Because we know exactly what a 20th-century OV regime looks like. It looks like Hitler. It also looks like Pinochet, Franco, Salazar, Dollfuss, Verwoerd, Batista, Ian Smith, etc., etc. Hitler ruined it with me when he murdered the Jews, but I do think these other figures of the 20th-century OV “right” have much worse reputations than they deserve. However, I would not describe their regimes as either desirable or successful. Politically they are a dead end.
This definition of “left” as “BDH” and right as “OV” explains a few things. One of them is the strangely disparate treatment meted out to Nazis and Communists. If the US ever started to persecute neo-Communists the way the SPLC hunts for neo-Nazis, it would make McCarthy look like Nelson Rockefeller. If neo-Nazis were as influential as neo-Communists, San Francisco would have an Albert-Speer-Strasse. But the actual human rights violations committed by 20th-century Communists were if anything greater than those committed by all the Fascist parties together, so the doctrine of human rights cannot explain this conundrum.
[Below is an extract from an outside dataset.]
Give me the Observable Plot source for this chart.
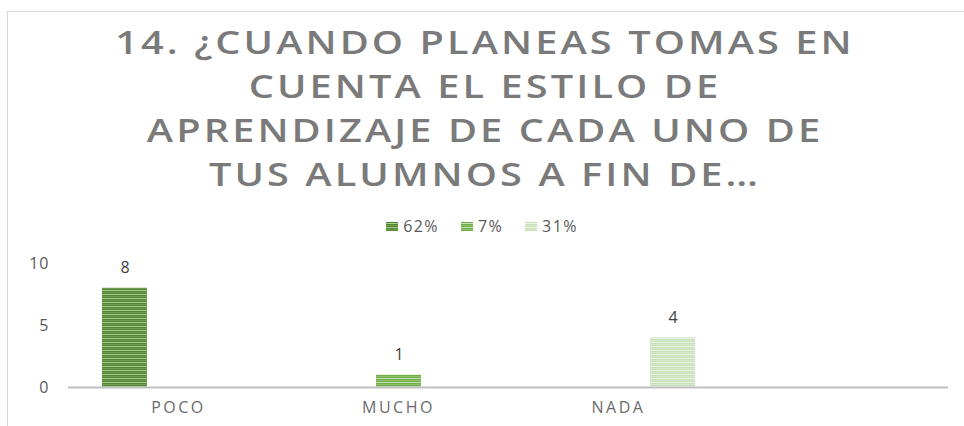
<!DOCTYPE html>
<html>
<head>
<meta charset="utf-8">
<script src="https://cdn.jsdelivr.net/npm/d3@7"></script>
<script src="https://cdn.jsdelivr.net/npm/@observablehq/plot@0.6"></script>
<style>
  html, body { margin: 0; padding: 0; background: #fff; width: 964px; height: 426px; overflow: hidden; font-family: "Open Sans", "DejaVu Sans", sans-serif; }
  #frame { position: absolute; left: 7px; top: 11px; width: 1100px; height: 600px; border: 1.5px solid #d9d9d9; }
  #title { position: absolute; left: 0; top: 20px; width: 970px; text-align: center; font-family: "Open Sans", sans-serif; font-weight: 600; font-size: 32px; line-height: 44px; letter-spacing: 2.5px; color: #7a7a7a; transform: scaleX(1.24); transform-origin: 485px 0; }
  #legend { position: absolute; left: 0; top: 215px; width: 964px; display: flex; justify-content: center; align-items: center; font-size: 16px; letter-spacing: 1.4px; color: #595959; }
  #legend .item { display: flex; align-items: center; margin: 0 11px; }
  #legend .sw { width: 12px; height: 9px; margin-right: 5px; }
  #chart { position: absolute; left: 0; top: 245px; }
  #chart g[aria-label="fx-axis tick label"] text { letter-spacing: 2.5px; }
  #chart g[aria-label="y-axis tick label"] text { letter-spacing: 1px; }
</style>
</head>
<body>
<div id="frame"></div>
<div id="title">14. ¿CUANDO PLANEAS TOMAS EN<br>CUENTA EL ESTILO DE<br>APRENDIZAJE DE CADA UNO DE<br>TUS ALUMNOS A FIN DE…</div>
<div id="legend"></div>
<div id="chart"></div>
<svg width="0" height="0" style="position:absolute">
  <defs>
    <pattern id="p62" patternUnits="userSpaceOnUse" width="4" height="4">
      <rect width="4" height="4" fill="#548235"/>
      <rect y="1" width="4" height="1" fill="#a9d18e"/>
      <rect y="3" width="4" height="1" fill="#6f9f4f"/>
    </pattern>
    <pattern id="p7" patternUnits="userSpaceOnUse" width="4" height="4">
      <rect width="4" height="4" fill="#70ad47"/>
      <rect y="1" width="4" height="1" fill="#c5e0b4"/>
      <rect y="3" width="4" height="1" fill="#8fc06b"/>
    </pattern>
    <pattern id="p31" patternUnits="userSpaceOnUse" width="4" height="4">
      <rect width="4" height="4" fill="#c5e0b4"/>
      <rect y="1" width="4" height="1" fill="#eef6e8"/>
      <rect y="3" width="4" height="1" fill="#d6ead0"/>
    </pattern>
  </defs>
</svg>
<script>
const categories = ["POCO", "MUCHO", "NADA", " "];
const series = ["62%", "7%", "31%"];
const seriesCategory = ["POCO", "MUCHO", "NADA"];
const seriesValues = [8, 1, 4];
const yTicks = [0, 5, 10];
const seriesFills = ["url(#p62)", "url(#p7)", "url(#p31)"];

const data = series.map((s, i) => ({series: s, category: seriesCategory[i], value: seriesValues[i]}));
const baseline = categories.map(c => ({category: c, value: 0}));

const chart = Plot.plot({
  width: 964,
  height: 181,
  marginLeft: 67,
  marginRight: 16,
  marginTop: 18,
  marginBottom: 39,
  style: {fontFamily: "Open Sans, sans-serif", fontSize: "16px", color: "#595959", background: "transparent"},
  fx: {domain: categories, padding: 0, label: null, axis: null},
  x: {domain: series, paddingInner: 0.17, paddingOuter: 0.62, axis: null},
  y: {domain: [0, 10], ticks: yTicks, label: null},
  color: {domain: series, range: seriesFills},
  marks: [
    Plot.axisY({ticks: yTicks, tickSize: 0, tickPadding: 19, label: null, fontSize: 16, fill: "#595959"}),
    Plot.axisFx({domain: categories, tickSize: 0, tickPadding: 14, label: null, fontSize: 16, fill: "#6b6b6b", anchor: "bottom"}),
    Plot.barY(data, {fx: "category", x: "series", y: "value", fill: "series"}),
    Plot.ruleY(baseline, {fx: "category", y: "value", stroke: "#bfbfbf", strokeWidth: 2}),
    Plot.text(data, {fx: "category", x: "series", y: "value", text: d => String(d.value), dy: -20, fontSize: 16, fill: "#404040"})
  ]
});
document.getElementById("chart").appendChild(chart);

const legendEl = document.getElementById("legend");
series.forEach((s, i) => {
  const item = document.createElement("div");
  item.className = "item";
  item.innerHTML = `<svg class="sw" width="12" height="9"><rect width="12" height="9" fill="${seriesFills[i]}"/></svg><span>${s}</span>`;
  legendEl.appendChild(item);
});
</script>
</body>
</html>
The answer is that, supposedly, the Communists were “well-intentioned,” while the Nazis were simply straight-out evil. This bit of nonsensical sophistry cannot be defended for a minute. The Nazis, for example, won 90% of the vote in the 1935 Saarland plebiscite, which was administered not by them but by the French. It is generally agreed by historians that National Socialism was overwhelmingly supported by the vast majority of Germans from at least 1934 through 1938. The idea that the burghers who lined up to cheer for Hitler were cackling like Dr. Evil is as ahistorical as any ever advanced.
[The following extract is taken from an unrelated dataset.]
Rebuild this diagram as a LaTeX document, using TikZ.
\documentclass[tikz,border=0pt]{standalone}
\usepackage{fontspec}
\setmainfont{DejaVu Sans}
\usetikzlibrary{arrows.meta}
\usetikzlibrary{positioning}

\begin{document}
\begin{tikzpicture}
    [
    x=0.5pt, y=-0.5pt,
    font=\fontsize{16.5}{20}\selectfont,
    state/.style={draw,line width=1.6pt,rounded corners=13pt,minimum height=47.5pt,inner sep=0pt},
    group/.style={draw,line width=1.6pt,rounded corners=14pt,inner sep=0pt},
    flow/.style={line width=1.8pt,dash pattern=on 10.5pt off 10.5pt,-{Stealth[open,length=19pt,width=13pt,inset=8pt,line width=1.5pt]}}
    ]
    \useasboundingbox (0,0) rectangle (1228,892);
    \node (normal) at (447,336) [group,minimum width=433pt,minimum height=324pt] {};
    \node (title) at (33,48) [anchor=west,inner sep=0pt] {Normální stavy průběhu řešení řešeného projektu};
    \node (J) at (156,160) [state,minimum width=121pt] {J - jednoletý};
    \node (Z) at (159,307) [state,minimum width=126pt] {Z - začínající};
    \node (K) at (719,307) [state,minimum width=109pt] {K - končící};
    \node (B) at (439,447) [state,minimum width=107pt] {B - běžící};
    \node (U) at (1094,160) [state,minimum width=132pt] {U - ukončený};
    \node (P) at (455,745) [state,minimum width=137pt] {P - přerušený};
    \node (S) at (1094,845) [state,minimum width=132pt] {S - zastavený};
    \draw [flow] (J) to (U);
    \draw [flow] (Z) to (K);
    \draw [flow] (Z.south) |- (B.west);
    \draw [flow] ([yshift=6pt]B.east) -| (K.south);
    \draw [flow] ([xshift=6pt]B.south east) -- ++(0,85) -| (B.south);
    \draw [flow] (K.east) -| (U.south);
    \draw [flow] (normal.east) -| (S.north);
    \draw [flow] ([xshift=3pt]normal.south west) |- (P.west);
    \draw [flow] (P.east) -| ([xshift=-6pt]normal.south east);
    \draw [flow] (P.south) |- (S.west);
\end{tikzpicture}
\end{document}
The real cause of the Nazi-Communist conundrum is just that today’s ruling class is Brahmin, it writes the history books as winners always have, and the Nazi regime was OV to the core. Whereas Communism is best understood as a sort of deformed, Russian offshoot of the BDH coalition. Of course, it is simply human nature that people are more likely to be appalled by the crimes of their enemies, and excuse or ignore the crimes of their allies.
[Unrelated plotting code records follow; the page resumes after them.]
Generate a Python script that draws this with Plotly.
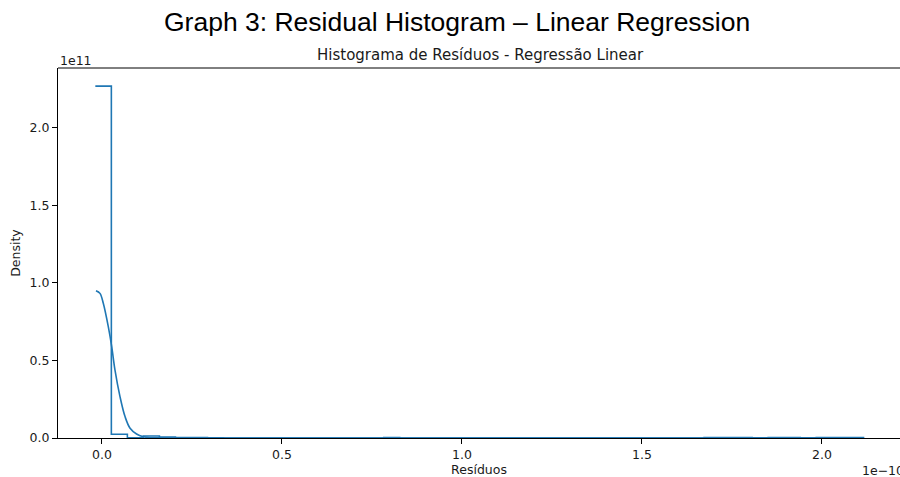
import numpy as np
import plotly.graph_objects as go

# Units: x in 1e-10, y (density) in 1e11
bin_lo = -0.0185
bin_hi = 2.1175
density = [2.27, 0.024, 0.002, 0.013, 0.006, 0.003, 0.003, 0.001,
           0.0, 0.0, 0.0, 0.0, 0.0, 0.0, 0.0, 0.0,
           0.0, 0.0, 0.003, 0.0, 0.0, 0.0, 0.0, 0.0,
           0.0, 0.0, 0.0, 0.0, 0.0, 0.0, 0.0, 0.0,
           0.0, 0.0, 0.0, 0.0, 0.0, 0.0, 0.003, 0.003,
           0.003, 0.001, 0.003, 0.003, 0.001, 0.003, 0.003, 0.003]

kde_x = [-0.0167, -0.0056, 0.0036, 0.0175, 0.027, 0.036, 0.05, 0.064,
         0.078, 0.096, 0.115, 0.133, 0.16, 0.25, 0.5, 1.0, 1.5, 2.0, 2.117]
kde_y = [0.950, 0.933, 0.869, 0.718, 0.589, 0.439, 0.267, 0.138,
         0.063, 0.026, 0.0085, 0.002, 0.0005, 0.0, 0.0, 0.0, 0.0, 0.0, 0.0]

x_ticks = [0.0, 0.5, 1.0, 1.5, 2.0]
y_ticks = [0.0, 0.5, 1.0, 1.5, 2.0]

edges = np.linspace(bin_lo, bin_hi, len(density) + 1)
step_y = density + [density[-1]]

color = "#1f77b4"
fig = go.Figure()
fig.add_trace(go.Scatter(x=edges, y=step_y, mode="lines", line_shape="hv",
                         line=dict(color=color, width=1.6), showlegend=False))
fig.add_trace(go.Scatter(x=kde_x, y=kde_y, mode="lines", line_shape="spline",
                         line=dict(color=color, width=1.6), showlegend=False))

txt = "#1a1a1a"
axfont = dict(family="DejaVu Sans", size=12.5, color=txt)
fig.update_layout(
    width=900, height=477,
    margin=dict(l=58, r=0, t=68, b=39),
    paper_bgcolor="white", plot_bgcolor="white",
    font=axfont,
    xaxis=dict(range=[-0.1222, 2.2167], tickvals=x_ticks, tickformat=".1f",
               showgrid=False, zeroline=False, showline=True, linecolor="black",
               linewidth=1, mirror=False, ticks="outside", ticklen=5,
               tickcolor="black", title=dict(text="Resíduos", standoff=6,
                                             font=dict(family="DejaVu Sans", size=12.5, color=txt))),
    yaxis=dict(range=[0, 2.387], tickvals=y_ticks, tickformat=".1f",
               showgrid=False, zeroline=False, showline=True, linecolor="black",
               linewidth=1, ticks="outside", ticklen=5, tickcolor="black",
               title=dict(text="Density", standoff=6,
                          font=dict(family="DejaVu Sans", size=12.5, color=txt))),
)
# top spine
fig.add_shape(type="line", xref="paper", yref="paper", x0=0, x1=1, y0=1, y1=1,
              line=dict(color="black", width=1))

fig.add_annotation(text="Graph 3: Residual Histogram – Linear Regression",
                   xref="paper", yref="paper", x=(457 - 58) / 842, y=1 + (68 - 22) / 370,
                   showarrow=False, xanchor="center", yanchor="middle",
                   font=dict(family="Liberation Sans", size=26.5, color="black"))
fig.add_annotation(text="Histograma de Resíduos - Regressão Linear",
                   xref="paper", yref="paper", x=(480 - 58) / 842, y=1 + (68 - 55) / 370,
                   showarrow=False, xanchor="center", yanchor="middle",
                   font=dict(family="DejaVu Sans", size=15, color=txt))
fig.add_annotation(text="1e11", xref="paper", yref="paper", x=0, y=1 + (68 - 60) / 370,
                   showarrow=False, xanchor="left", yanchor="middle",
                   font=dict(family="DejaVu Sans", size=12.5, color=txt))
fig.add_annotation(text="1e−10", xref="paper", yref="paper", x=(860 - 58) / 842,
                   y=-(470 - 438) / 370, showarrow=False, xanchor="left", yanchor="middle",
                   font=dict(family="DejaVu Sans", size=12.5, color=txt))

fig.write_html("out.html", config={"displayModeBar": False},
               post_script="document.body.style.margin='0';document.body.style.overflow='hidden';")
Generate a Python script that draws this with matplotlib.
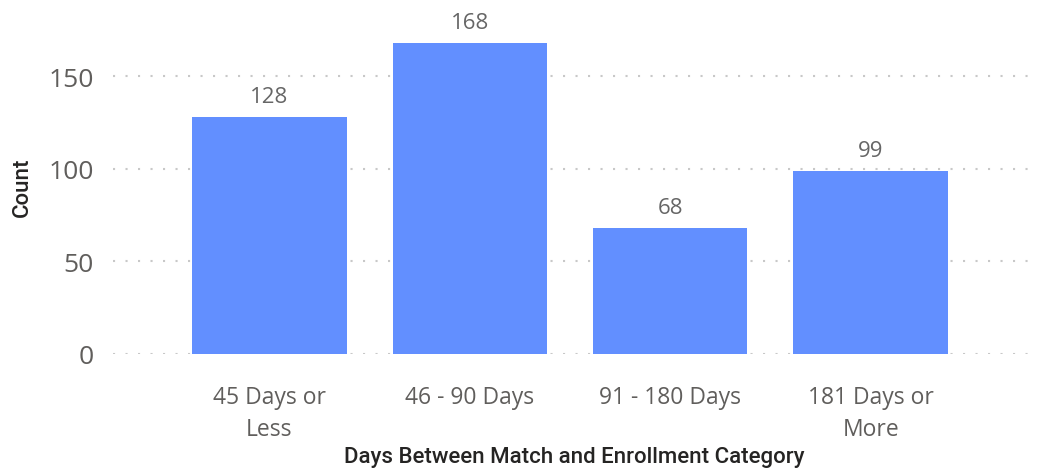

The current structure of the BDH–OV conflict dates back to the ’60s, when Vaisyas started to catch on that the New Deal was not, in fact, all about them. FDR’s machine, which of course rules us to this day, was built to a substantial extent on inner-city Irish-Italian-Jewish political machines and their agrarian counterparts. That is, it was built on the votes of Vaisyas who loved the idea of a government that was on their side. But the New Deal in practice was a Brahmin operation from top to bottom, as were its New Frontier and Great Society successors. When this started to become apparent, Nixon’s “silent majority,” the “Reagan Democrats,” etc., etc.—in other words, the Vaisya whites—left the party their ancestors had supported for generations. They were replaced by the burgeoning Dalit and Helot castes, and by Optimates whose children were reeducated as Brahmins (in universities captured by BDH violence), creating the present shape of the conflict.
But the word “Brahmin” has of course been applied to the New England elite for quite some time now. Ultimately I think the BDH–OV conflict is best seen as the contemporary incarnation of the same volcanic hotspot in Anglo-American culture which gave us the English Civil War, the Jacobite Wars, and the American Civil War. In other words, the Brahmins are the modern Roundheads, whereas the Optimates are the modern Cavaliers. The other castes, poor schmucks, tend to get the shaft no matter who is in power or what line they preach.